With the book comes a CD of an extremely rare document : the restored recording of the conference held by Yves Klein in 1959 at the Sorbonne. It is a unique opportunity to hear his distinctive voice and tone.
Extracts of “Conference at the Sorbonne” :“I shall therefore began quite coolly by grasping this Ariadne’s thread that for me is this impalpable sensibility, new matter, new dimension, before I enter the labyrinth of overheated emotion, promising firmly to myself to never let it go until I come back out. This, then, is what happened.
At Antwerp first of all, barely two months ago. Invited to exhibit with a group of artists comprising Bury, Tinguely, Roth, Breer, Mack, Munari, Spoerri, Piene, and Soto, I traveled to Antwerp and on the occasion of the opening, instead of installing a painting or whatever tangible and visible object in the space that had been reserved for me in the Hessenhuis exhibition hall, I loudly pronounced to the public these words borrowed from Gaston Bachelard: “First there is nothing, then there is a deep nothing, then there is a blue depth.”

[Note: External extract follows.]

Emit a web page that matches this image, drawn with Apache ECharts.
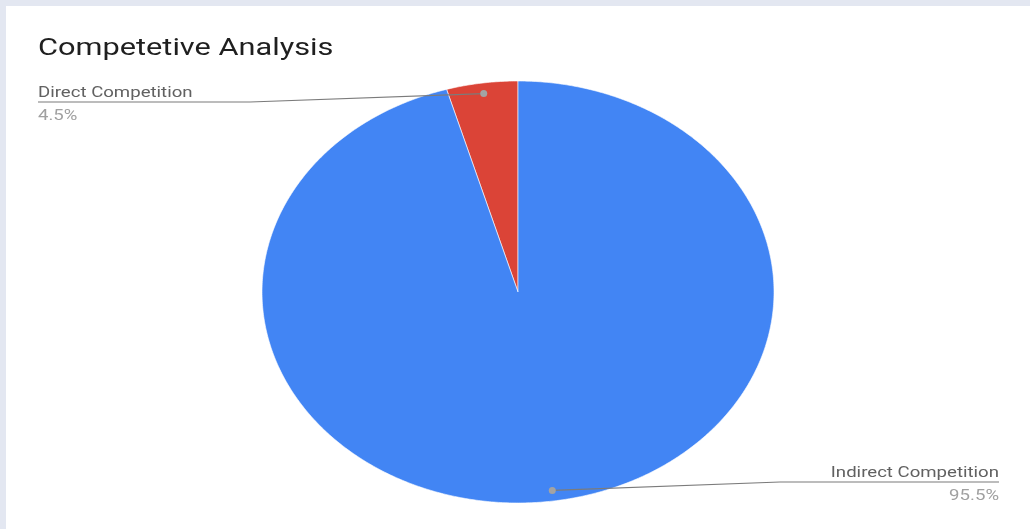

The Belgian organizer of this exhibition then asked me where my work might be. I replied, “There, there where I am speaking at this moment.” “And what is the price of this work?” “A kilo of gold, a kilo ingot of pure gold will suffise me.” Why these fanciful conditions instead of a normal price simply represented by a sum of money? Because, for pictorial sensibility in raw material state, in a space that I had specialized and stabilized by pronouncing these few words upon my arrival, which made the blood of this spatial sensibility flow, one cannot ask for money. “The blood of sensibility is blue,” says Shelley and that is exactly what I think."